If you don’t have access to an Asian market, you can easily order it online.
Next, all the ingredients stir-fry together over very high heat, and then you’re all set!
Garnish with crushed peanuts, fresh lime, and cilantro.
Chicken Pad Thai perfection!
Ready to make the best Chicken Pad Thai in town? Go for it!

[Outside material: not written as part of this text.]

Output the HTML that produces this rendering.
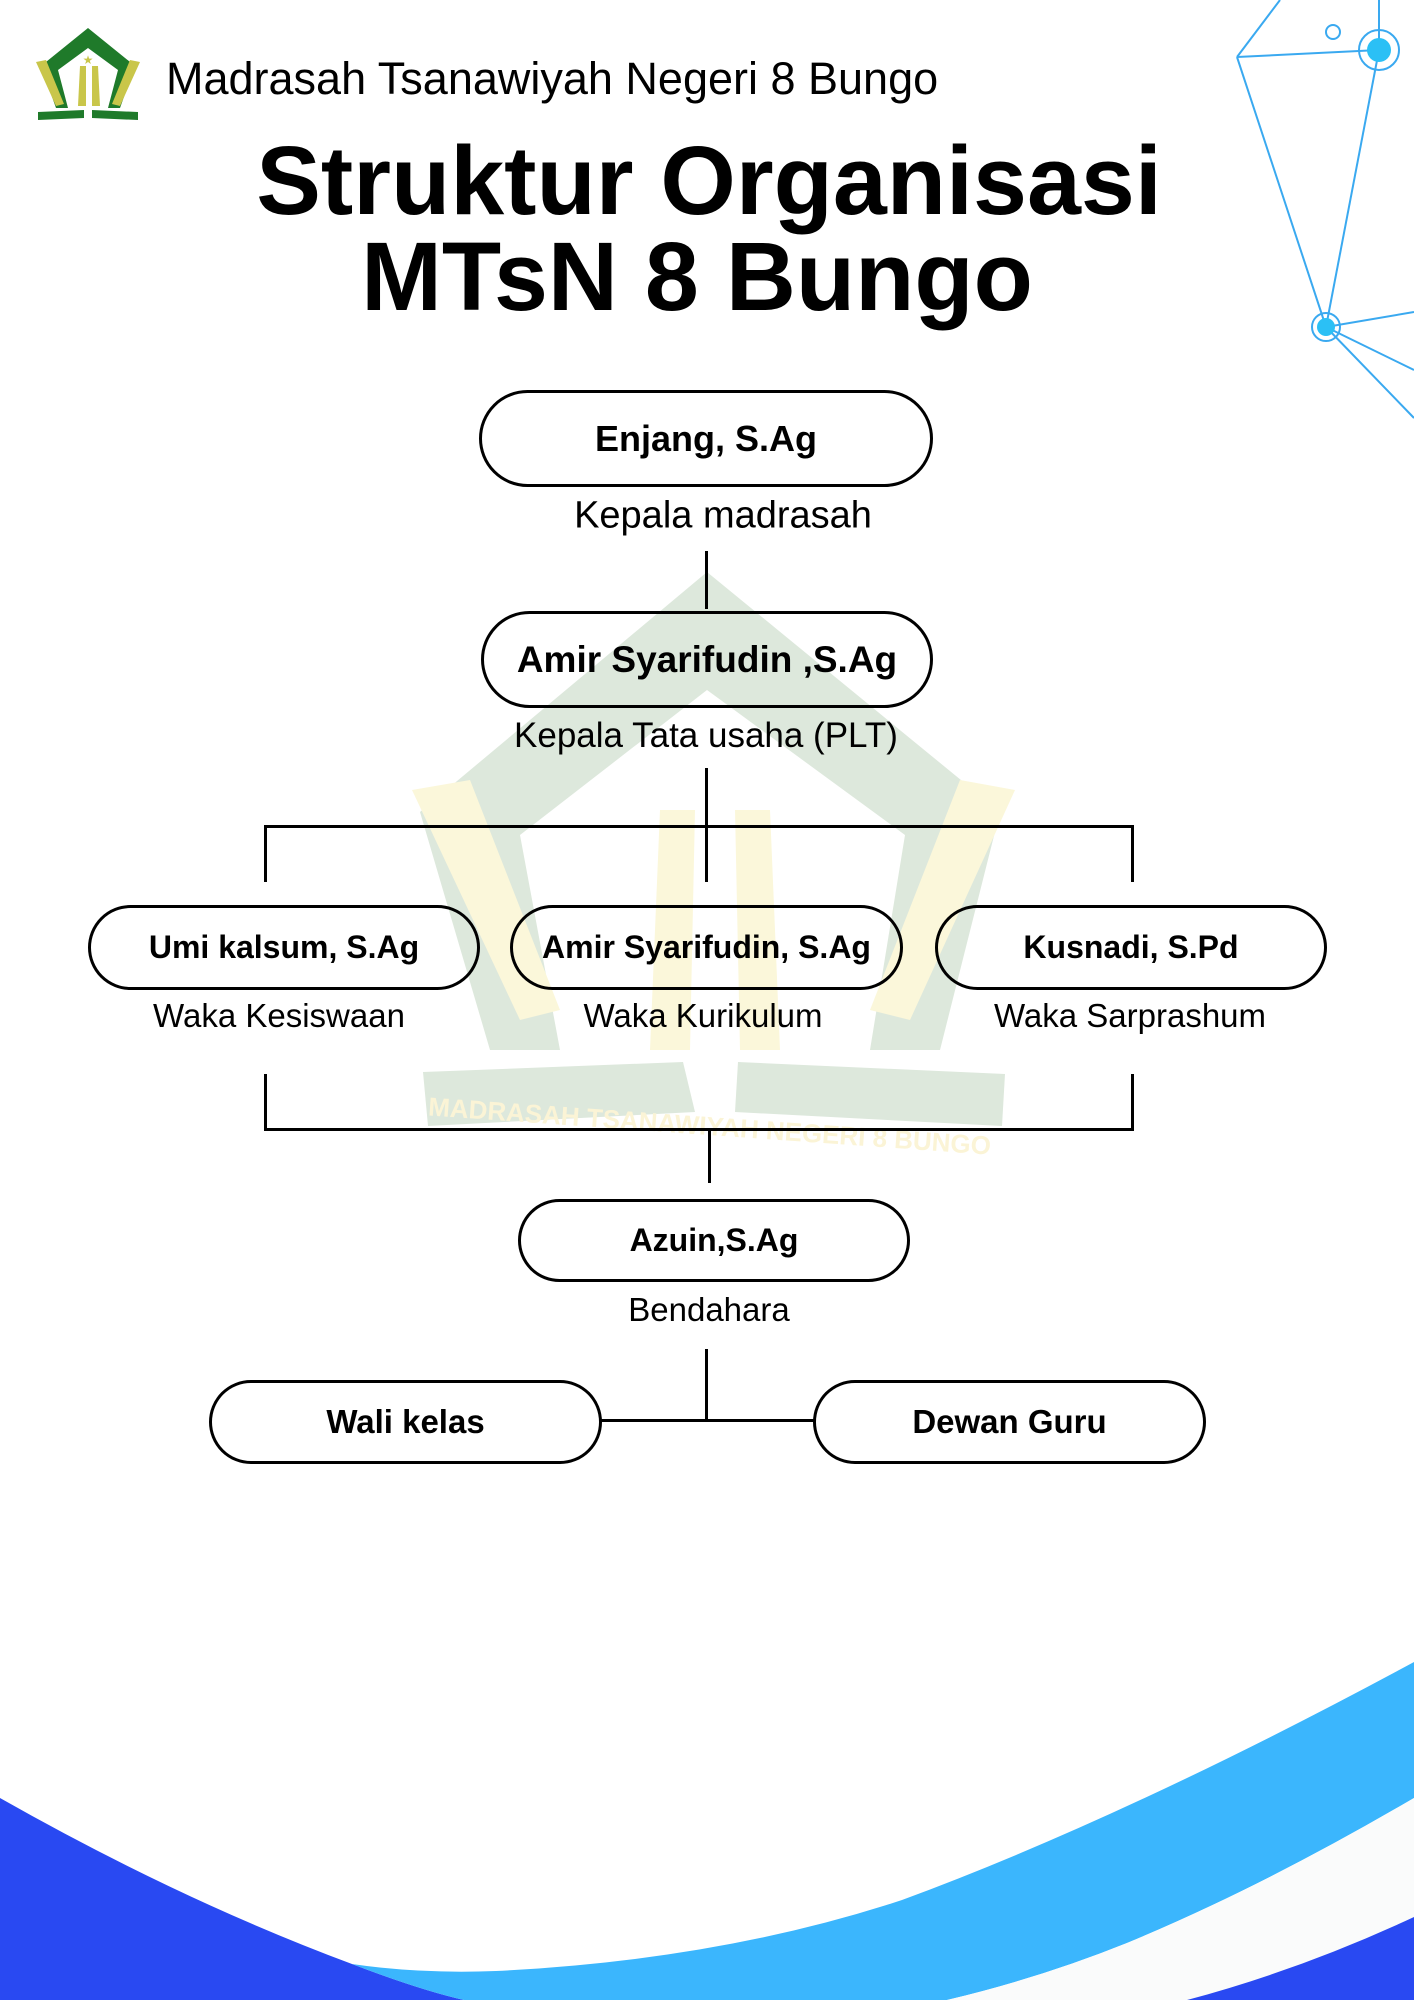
<!DOCTYPE html>
<html><head><meta charset="utf-8"><style>
body{margin:0;width:1414px;height:2000px;position:relative;overflow:hidden;background:#fff;font-family:"Liberation Sans",sans-serif;}
.t{position:absolute;white-space:nowrap;color:#000;transform:translate(-50%,-50%);}
.box{position:absolute;border:3px solid #000;border-radius:60px;box-sizing:border-box;display:flex;align-items:center;justify-content:center;font-weight:bold;font-size:32px;background:transparent;}
.l{position:absolute;background:#000;}
</style></head><body>
<svg width="1414" height="2000" style="position:absolute;left:0;top:0">
<g>
<path d="M707,572 L1000,812 L940,1050 L870,1050 L905,835 L707,690 L520,835 L560,1050 L490,1050 L420,812 Z" fill="#dde8dc"/>
<path d="M412,790 L470,780 L560,1010 L520,1020 Z" fill="#fbf7da"/>
<path d="M1015,790 L960,780 L870,1010 L910,1020 Z" fill="#fbf7da"/>
<path d="M660,810 L695,810 L690,1050 L650,1050 Z" fill="#fbf7da"/>
<path d="M735,810 L770,810 L780,1050 L740,1050 Z" fill="#fbf7da"/>
<path d="M423,1072 L683,1062 L695,1112 L428,1126 Z" fill="#dde8dc"/>
<path d="M738,1062 L1005,1074 L1002,1126 L735,1112 Z" fill="#dde8dc"/>
<text x="709" y="1135" font-family="Liberation Sans" font-weight="bold" font-size="26" fill="#fbf4d6" text-anchor="middle" transform="rotate(4 709 1135)">MADRASAH TSANAWIYAH NEGERI 8 BUNGO</text>
</g>
<path d="M88,28 L135,66 L120,108 L108,108 L118,70 L88,48 L58,70 L68,108 L56,108 L41,66 Z" fill="#1f7a2a"/>
<path d="M36,62 L46,60 L64,104 L56,106 Z" fill="#c9c64a"/>
<path d="M140,62 L130,60 L112,104 L120,106 Z" fill="#c9c64a"/>
<path d="M80,66 L86,66 L86,106 L78,106 Z" fill="#c9c64a"/>
<path d="M92,66 L98,66 L100,106 L92,106 Z" fill="#c9c64a"/>
<path d="M38,112 L84,110 L84,118 L38,120 Z" fill="#1f7a2a"/>
<path d="M92,110 L138,112 L138,120 L92,118 Z" fill="#1f7a2a"/>
<text x="88" y="64" font-size="12" fill="#c9c64a" text-anchor="middle">★</text>
<g stroke="#3aa9f0" stroke-width="2" fill="none">
<line x1="1237" y1="57" x2="1280" y2="0"/>
<line x1="1237" y1="57" x2="1379" y2="50"/>
<line x1="1379" y1="50" x2="1379" y2="0"/>
<line x1="1237" y1="57" x2="1326" y2="327"/>
<line x1="1379" y1="50" x2="1326" y2="327"/>
<line x1="1326" y1="327" x2="1414" y2="312"/>
<line x1="1326" y1="327" x2="1414" y2="370"/>
<line x1="1326" y1="327" x2="1414" y2="418"/>
<circle cx="1379" cy="50" r="20"/>
<circle cx="1333" cy="32" r="7"/>
<circle cx="1326" cy="327" r="14"/>
</g>
<circle cx="1379" cy="50" r="12" fill="#2bc0f5"/>
<circle cx="1326" cy="327" r="9" fill="#2bc0f5"/>
<!-- waves -->
<path d="M0,1798 Q180,1900 352,1964 Q420,1990 464,2000 L0,2000 Z" fill="#2949f2"/>
<path d="M352,1964 Q420,1974 496,1971 Q720,1960 902,1900 Q1127,1817 1414,1662 L1414,1798 Q1262,1887 1127,1943 Q1040,1978 947,2000 L464,2000 Q420,1990 352,1964 Z" fill="#3bb6fd"/>
<path d="M947,2000 Q1040,1978 1127,1943 Q1262,1887 1414,1798 L1414,1917 Q1300,1970 1187,2000 Z" fill="#fafbfb"/>
<path d="M1187,2000 Q1300,1970 1414,1917 L1414,2000 Z" fill="#2949f2"/>
</svg>

<div class="t" style="left:166px;top:79px;transform:translateY(-50%);font-size:45px;">Madrasah Tsanawiyah Negeri 8 Bungo</div>
<div class="t" style="left:709px;top:181px;font-size:97px;font-weight:bold;">Struktur Organisasi</div>
<div class="t" style="left:697px;top:277px;font-size:97px;font-weight:bold;">MTsN 8 Bungo</div>

<div class="box" style="left:479px;top:390px;width:454px;height:97px;font-size:36px;">Enjang, S.Ag</div>
<div class="t" style="left:723px;top:516px;font-size:38px;">Kepala madrasah</div>
<div class="l" style="left:705px;top:551px;width:3px;height:58px;"></div>
<div class="box" style="left:481px;top:611px;width:452px;height:97px;font-size:37px;">Amir Syarifudin ,S.Ag</div>
<div class="t" style="left:706px;top:736px;font-size:35px;">Kepala Tata usaha (PLT)</div>
<div class="l" style="left:705px;top:768px;width:3px;height:114px;"></div>
<div class="l" style="left:264px;top:825px;width:870px;height:3px;"></div>
<div class="l" style="left:264px;top:825px;width:3px;height:57px;"></div>
<div class="l" style="left:1131px;top:825px;width:3px;height:57px;"></div>

<div class="box" style="left:88px;top:905px;width:392px;height:85px;font-size:32px;">Umi kalsum, S.Ag</div>
<div class="box" style="left:510px;top:905px;width:393px;height:85px;font-size:32px;">Amir Syarifudin, S.Ag</div>
<div class="box" style="left:935px;top:905px;width:392px;height:85px;font-size:32px;">Kusnadi, S.Pd</div>
<div class="t" style="left:279px;top:1016px;font-size:33px;">Waka Kesiswaan</div>
<div class="t" style="left:703px;top:1016px;font-size:33px;">Waka Kurikulum</div>
<div class="t" style="left:1130px;top:1016px;font-size:33px;">Waka Sarprashum</div>

<div class="l" style="left:264px;top:1074px;width:3px;height:57px;"></div>
<div class="l" style="left:1131px;top:1074px;width:3px;height:57px;"></div>
<div class="l" style="left:264px;top:1128px;width:870px;height:3px;"></div>
<div class="l" style="left:708px;top:1128px;width:3px;height:55px;"></div>

<div class="box" style="left:518px;top:1199px;width:392px;height:83px;font-size:32px;">Azuin,S.Ag</div>
<div class="t" style="left:709px;top:1310px;font-size:33px;">Bendahara</div>
<div class="l" style="left:705px;top:1349px;width:3px;height:72px;"></div>
<div class="l" style="left:600px;top:1419px;width:214px;height:3px;"></div>
<div class="box" style="left:209px;top:1380px;width:393px;height:84px;font-size:33px;">Wali kelas</div>
<div class="box" style="left:813px;top:1380px;width:393px;height:84px;font-size:33px;">Dewan Guru</div>
</body></html>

And when you do, be sure to take a photo, post it on Instagram, and tag @howtofeedaloon and hashtag #howtofeedaloon!
Classic Chicken Pad Thai
- Wok, or large sturdy skillet/pan
- 1 chicken breast chopped into to small bite size pieces
- 1 tsp cornstarch
- 2½ tbsp soy sauce
- 8 oz rice noodles
- 3 tbsp oil stir-fry wok oil
- 4 cloves garlic minced
- ¼ cup chicken stock
- 3 cups bean sprouts
- ½ tsp white pepper
- 3 green onions sliced
- ¼ cup cilantro chopped
- ⅓ cup coriander seeds dried
- ½ cup roasted peanuts chopped in a grinder, or food prosecutor, or with a knife
- 1 lime cut into wedges, for garish
FOR THE PAD THAI SAUCE
- 1 tbsp tamarind paste
- ¼ cup hot water
- 2 tbsp fish sauce
- 3 tbsp brown sugar
- Slice the chicken into small pieces and put in a bowl.
- Dissolve the cornstarch in the soy sauce and pour over the chicken. Stir well. Set aside.
- To make the Pad Thai sauce, dissolve the tamarind paste in the hot water, then add all other sauce ingredients, stirring to combine and dissolve the sugar.
- Separately, soak the noodles in a pot of pre-boiled water until they are nice and soft.
- Drain the noodles, and then rinse with cold water.
- Heat your wok over medium-high heat.
- Add 2 tablespoon of oil plus the garlic. Stir fry until fragrant.
- Add the marinated chicken and chicken stock and stir-fry for 5 minutes.
- Add the rice noodles to the wok plus the Pad Thai sauce.
- Using a couple of utensils, or a pair of tongs, quickly stir-fry the noodles using a tossing motion (like tossing a salad).
- Stir-fry 2 minutes.
- Mix in the bean sprouts and white pepper,
- Continue stir-frying for 2 minutes.
- Serve immediately with the chopped peanuts, sliced green onions, coriander, chopped cilantro. Mix these in, and leave some for garnish on top.
- Serve with sliced lime.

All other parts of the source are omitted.